───── Dataset extract

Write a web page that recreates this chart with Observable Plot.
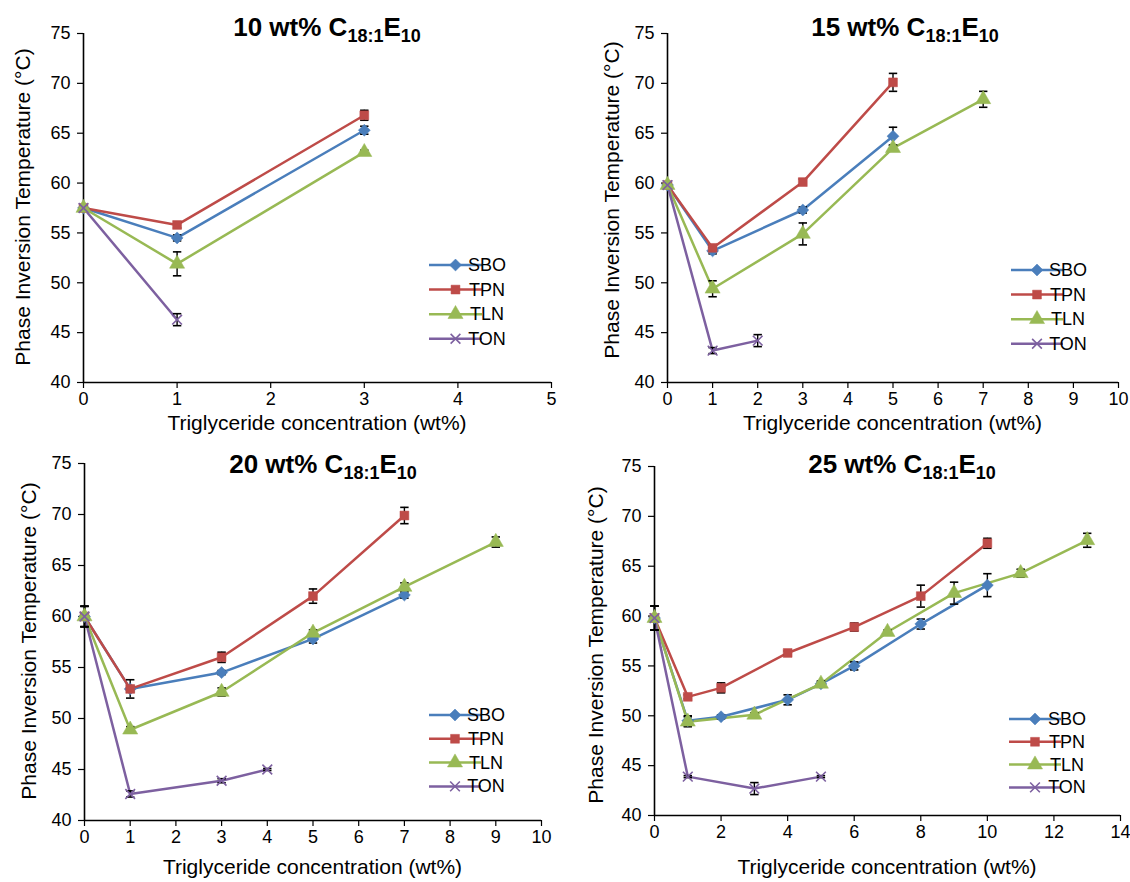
<!DOCTYPE html>
<html><head><meta charset="utf-8">
<script src="https://cdn.jsdelivr.net/npm/d3@7"></script>
<script src="https://cdn.jsdelivr.net/npm/@observablehq/plot@0.6"></script>
<style>
body{margin:0;background:#fff;}
#chart{position:relative;width:1130px;height:882px;background:#fff;font-family:Arial,"Liberation Sans",sans-serif;}
#chart svg{position:absolute;}
</style></head><body><div id="chart"></div>
<script>
// ---------- data ----------
const seriesNames = ["SBO", "TPN", "TLN", "TON"];
const surfactantLevels = ["10", "15", "20", "25"];
const xLabel = "Triglyceride concentration (wt%)";
const yLabel = "Phase Inversion Temperature (°C)";
const xMaxes = [5, 10, 10, 14];
const xTickSteps = [1, 1, 1, 2];
const yTicks = [40, 45, 50, 55, 60, 65, 70, 75];

// 10 wt% C18:1E10
const c10_SBO_x = [0, 1, 3];          const c10_SBO_y = [57.5, 54.5, 65.3];   const c10_SBO_e = [0.3, 0.3, 0.4];
const c10_TPN_x = [0, 1, 3];          const c10_TPN_y = [57.5, 55.8, 66.8];   const c10_TPN_e = [0.3, 0.3, 0.5];
const c10_TLN_x = [0, 1, 3];          const c10_TLN_y = [57.5, 51.9, 63.1];   const c10_TLN_e = [0.3, 1.2, 0.2];
const c10_TON_x = [0, 1];             const c10_TON_y = [57.5, 46.3];         const c10_TON_e = [0.3, 0.6];

// 15 wt% C18:1E10
const c15_SBO_x = [0, 1, 3, 5];       const c15_SBO_y = [59.8, 53.2, 57.3, 64.7];       const c15_SBO_e = [0.3, 0.3, 0.3, 0.9];
const c15_TPN_x = [0, 1, 3, 5];       const c15_TPN_y = [59.8, 53.5, 60.1, 70.1];       const c15_TPN_e = [0.3, 0.3, 0.3, 0.9];
const c15_TLN_x = [0, 1, 3, 5, 7];    const c15_TLN_y = [59.8, 49.4, 54.9, 63.5, 68.4]; const c15_TLN_e = [0.3, 0.8, 1.1, 0.3, 0.8];
const c15_TON_x = [0, 1, 2];          const c15_TON_y = [59.8, 43.2, 44.2];             const c15_TON_e = [0.3, 0.3, 0.6];

// 20 wt% C18:1E10
const c20_SBO_x = [0, 1, 3, 5, 7];    const c20_SBO_y = [60.0, 52.9, 54.5, 57.8, 62.1];       const c20_SBO_e = [1.0, 0.3, 0.2, 0.4, 0.3];
const c20_TPN_x = [0, 1, 3, 5, 7];    const c20_TPN_y = [60.0, 52.9, 56.0, 62.0, 69.9];       const c20_TPN_e = [1.0, 0.9, 0.5, 0.7, 0.8];
const c20_TLN_x = [0, 1, 3, 5, 7, 9]; const c20_TLN_y = [60.0, 48.9, 52.6, 58.4, 62.9, 67.3]; const c20_TLN_e = [1.0, 0.3, 0.4, 0.3, 0.4, 0.5];
const c20_TON_x = [0, 1, 3, 4];       const c20_TON_y = [60.0, 42.6, 43.9, 45.0];             const c20_TON_e = [1.0, 0.3, 0.2, 0.1];

// 25 wt% C18:1E10
const c25_SBO_x = [0, 1, 2, 4, 5, 6, 8, 10];   const c25_SBO_y = [59.8, 49.5, 49.9, 51.6, 53.2, 55.0, 59.2, 63.1];  const c25_SBO_e = [1.2, 0.5, 0.2, 0.5, 0.3, 0.4, 0.5, 1.15];
const c25_TPN_x = [0, 1, 2, 4, 6, 8, 10];      const c25_TPN_y = [59.8, 51.9, 52.8, 56.3, 58.9, 62.0, 67.3];        const c25_TPN_e = [1.2, 0.2, 0.5, 0.2, 0.4, 1.1, 0.5];
const c25_TLN_x = [0, 1, 3, 5, 7, 9, 11, 13];  const c25_TLN_y = [59.8, 49.4, 50.1, 53.2, 58.4, 62.3, 64.3, 67.6];  const c25_TLN_e = [1.2, 0.5, 0.2, 0.2, 0.2, 1.1, 0.4, 0.7];
const c25_TON_x = [0, 1, 3, 5];                const c25_TON_y = [59.8, 43.9, 42.7, 43.9];                          const c25_TON_e = [1.2, 0.1, 0.6, 0.1];

const panelSeries = [
  [[c10_SBO_x, c10_SBO_y, c10_SBO_e], [c10_TPN_x, c10_TPN_y, c10_TPN_e], [c10_TLN_x, c10_TLN_y, c10_TLN_e], [c10_TON_x, c10_TON_y, c10_TON_e]],
  [[c15_SBO_x, c15_SBO_y, c15_SBO_e], [c15_TPN_x, c15_TPN_y, c15_TPN_e], [c15_TLN_x, c15_TLN_y, c15_TLN_e], [c15_TON_x, c15_TON_y, c15_TON_e]],
  [[c20_SBO_x, c20_SBO_y, c20_SBO_e], [c20_TPN_x, c20_TPN_y, c20_TPN_e], [c20_TLN_x, c20_TLN_y, c20_TLN_e], [c20_TON_x, c20_TON_y, c20_TON_e]],
  [[c25_SBO_x, c25_SBO_y, c25_SBO_e], [c25_TPN_x, c25_TPN_y, c25_TPN_e], [c25_TLN_x, c25_TLN_y, c25_TLN_e], [c25_TON_x, c25_TON_y, c25_TON_e]]
];

// ---------- styles & layout ----------
const seriesColors = ["#4A7EBB", "#BE4B48", "#98B954", "#7D60A0"];
const seriesSymbols = ["diamond2", "square", "triangle", "times"];
const seriesD3Symbols = [d3.symbolDiamond2, d3.symbolSquare, d3.symbolTriangle, d3.symbolTimes];
const seriesR = [5.4, 5, 5.6, 4.5];
const FONT = "Arial, 'Liberation Sans', sans-serif";
const TICK_FS = 18, AXIS_FS = 21, LEG_FS = 18, TITLE_FS = 26, SUB_FS = 18;

const layouts = [
  {left: 0,   top: 0,   mL: 83,  mR: 14, mT: 33, mB: 59, yLab: [22, 207], title: [327, 36], xLab: 430, leg: {x1: 429, x2: 482, tx: 487, y0: 265, dy: 24.6}},
  {left: 565, top: 0,   mL: 102, mR: 12, mT: 33, mB: 59, yLab: [46, 200], title: [340, 36], xLab: 430, leg: {x1: 446, x2: 498, tx: 503, y0: 270, dy: 24.6}},
  {left: 0,   top: 441, mL: 84,  mR: 24, mT: 22, mB: 62, yLab: [28, 200], title: [323, 32], xLab: 433, leg: {x1: 429, x2: 481, tx: 486, y0: 274, dy: 23.8}},
  {left: 565, top: 441, mL: 89,  mR: 10, mT: 25, mB: 67, yLab: [30, 204], title: [337, 32], xLab: 433, leg: {x1: 444, x2: 496, tx: 502, y0: 278, dy: 22.8}}
];

const capSymbol = {
  draw(context, size) {
    const r = Math.sqrt(size / Math.PI);
    context.moveTo(-r, 0);
    context.lineTo(r, 0);
  }
};

const chart = document.getElementById("chart");

surfactantLevels.forEach((lvl, p) => {
  const L = layouts[p];
  const W = 565, H = 441;
  const xTicks = d3.range(0, xMaxes[p] + 1e-9, xTickSteps[p]);
  const marks = [
    Plot.axisX({ticks: xTicks, tickFormat: d3.format("d"), tickSize: 6, tickPadding: 4, fontSize: TICK_FS, label: null, stroke: "black", strokeWidth: 1.2}),
    Plot.axisY({ticks: yTicks, tickFormat: d3.format("d"), tickSize: 6, tickPadding: 7, fontSize: TICK_FS, label: null, stroke: "black", strokeWidth: 1.2}),
    Plot.ruleX([0], {stroke: "black", strokeWidth: 1.6}),
    Plot.ruleY([40], {stroke: "black", strokeWidth: 1.6})
  ];
  const all = [];
  panelSeries[p].forEach(([xs, ys, es], s) => {
    const rows = xs.map((x, i) => ({x, y: ys[i], e: es[i], s}));
    all.push(rows);
    marks.push(Plot.line(rows, {x: "x", y: "y", stroke: seriesColors[s], strokeWidth: 2.5}));
  });
  all.forEach((rows) => {
    marks.push(Plot.ruleX(rows, {x: "x", y1: d => d.y - d.e, y2: d => d.y + d.e, stroke: "black", strokeWidth: 1.4}));
    marks.push(Plot.dot(rows, {x: "x", y: d => d.y + d.e, symbol: capSymbol, r: 4.2, fill: "none", stroke: "black", strokeWidth: 1.6}));
    marks.push(Plot.dot(rows, {x: "x", y: d => d.y - d.e, symbol: capSymbol, r: 4.2, fill: "none", stroke: "black", strokeWidth: 1.6}));
  });
  all.forEach((rows, s) => {
    const isStroke = seriesSymbols[s] === "times";
    marks.push(Plot.dot(rows, {x: "x", y: "y", symbol: seriesSymbols[s], r: seriesR[s],
      fill: isStroke ? "none" : seriesColors[s], stroke: seriesColors[s], strokeWidth: isStroke ? 1.6 : 0.5}));
  });

  const svg = Plot.plot({
    width: W, height: H,
    marginLeft: L.mL, marginRight: L.mR, marginTop: L.mT, marginBottom: L.mB,
    style: {fontFamily: FONT, fontSize: TICK_FS + "px", color: "black", background: "transparent", overflow: "visible"},
    x: {domain: [0, xMaxes[p]]},
    y: {domain: [40, 75]},
    marks
  });
  svg.style.left = L.left + "px";
  svg.style.top = L.top + "px";
  svg.style.maxWidth = "none";

  const g = d3.select(svg).append("g").attr("font-family", FONT).attr("fill", "black");
  // title
  const t = g.append("text").attr("x", L.title[0]).attr("y", L.title[1]).attr("text-anchor", "middle")
    .attr("font-weight", "bold").attr("font-size", TITLE_FS);
  t.append("tspan").text(lvl + " wt% C");
  t.append("tspan").attr("font-size", SUB_FS).attr("dy", 6).text("18:1");
  t.append("tspan").attr("dy", -6).text("E");
  t.append("tspan").attr("font-size", SUB_FS).attr("dy", 6).text("10");
  // axis titles
  g.append("text").attr("x", (L.mL + W - L.mR) / 2).attr("y", L.xLab).attr("text-anchor", "middle")
    .attr("font-size", AXIS_FS).text(xLabel);
  g.append("text").attr("transform", `translate(${L.yLab[0]},${L.yLab[1]}) rotate(-90)`)
    .attr("text-anchor", "middle").attr("dominant-baseline", "central").attr("font-size", AXIS_FS).text(yLabel);
  // legend
  seriesNames.forEach((name, s) => {
    const y = L.leg.y0 + s * L.leg.dy;
    g.append("line").attr("x1", L.leg.x1).attr("x2", L.leg.x2).attr("y1", y).attr("y2", y)
      .attr("stroke", seriesColors[s]).attr("stroke-width", 2.5);
    const isStroke = seriesSymbols[s] === "times";
    g.append("path").attr("d", d3.symbol(seriesD3Symbols[s], Math.PI * seriesR[s] * seriesR[s])())
      .attr("transform", `translate(${(L.leg.x1 + L.leg.x2) / 2},${y})`)
      .attr("fill", isStroke ? "none" : seriesColors[s]).attr("stroke", seriesColors[s])
      .attr("stroke-width", isStroke ? 1.6 : 0.5);
    g.append("text").attr("x", L.leg.tx).attr("y", y).attr("dominant-baseline", "central")
      .attr("font-size", LEG_FS).text(name);
  });
  chart.appendChild(svg);
});
</script></body></html>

──────────

Gather, from the listing above, every line carrying the word "chart".

### Exercise output
Write a web page that recreates this chart with Observable Plot.
#chart{position:relative;width:1130px;height:882px;background:#fff;font-family:Arial,"Liberation Sans",sans-serif;}
#chart svg{position:absolute;}
</style></head><body><div id="chart"></div>
const chart = document.getElementById("chart");
  chart.appendChild(svg);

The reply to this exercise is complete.